Germany provoked this angry response by using its secret service to buy four DVDs bursting with information about tax evaders or simply tax-saving investors who had put their money in Liechtenstein. According to the LGT banking group, out of the 1,400 individual names on the stolen list, 600 are resident in Germany. German tax authorities said yesterday that they had traced €200 million (£150 million) deposited by 100 wealthy tax-dodgers.
British tax authorities are studying details of accounts held at the Liechtenstein LGT bank. America, Australia, France, Spain, Italy and Sweden are also trawling for information about their tax exiles.
The Germans paid €4.2 million for the DVDs and are using the information to spearhead a campaign against tax havens across Europe. Next in line is Prince Albert of Monaco, who is due in Berlin this week. Angela Merkel, the German Chancellor, is set to read him the riot act. Soon, German officials say, the Chancellor will be on her way to Switzerland to make her case there. German secret agents have information from a second bank, the Vaduz subsidiary of the Swiss private bank Vontobel, according to the Süd-deutsche Zeitungnewspaper yesterday.
Germany threatens to impose sanctions against Liechtenstein if it does not seal up its tax loopholes. The Liechtensteiners are stubborn. However, if Germany is going to continue to use espionage to end anonymous bank accounts in fellow European states, then it is going to threaten the very existence of the principality.

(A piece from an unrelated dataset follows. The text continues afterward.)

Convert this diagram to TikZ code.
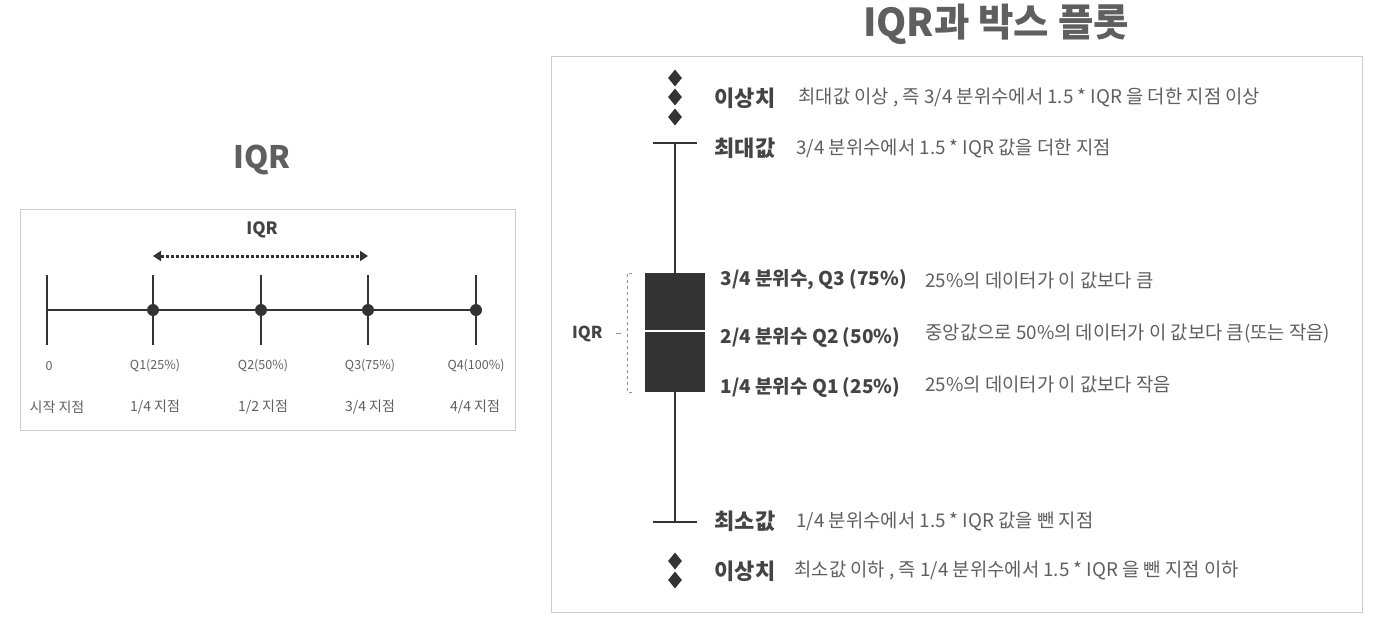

Liechtenstein, perched on a barren mountainside between Austria and Switzerland, used to be dirt poor, living off the vineyards that still tumble down through the middle of the capital. Big, colourful postage stamps were also part of its financial strategy.
That was about it until the father of the current ruler, Prince Hans-Adam, started to invite banks on to his mountain and construct a small, rocky, tax-free paradise. Drain away the customers from these banks and Liechtenstein becomes a failed state.
“We don’t have an intelligence service,” Gerlinde Manz-Christ, a senior official in the Liechtenstein Government, says. “In fact, we haven’t had an army since 1868. So we were taken completely by surprise by the action of the German agents. And you know what hurts Liechtenstein most is that we are actually changing fast – we sign the Schengen agreement on Thursday, which will have tax implications, we are negotiating the terms of a money-laundering agreement and, by the summer, we will have a new law on financial foundations.”
She emphasises that banking anonymity will stay: there is no alternative for Liechtenstein, however loudly the Germans complain.
The timing of the German move and its harsh tone baffle the locals. Germany seems to be shifting to the left and the grand coalition Government appears to believe that it can mobilise votes by playing on the German sense of envy. For the Liechtensteiners – and the neigh-bouring Swiss – it is plain that the German tax system is to blame.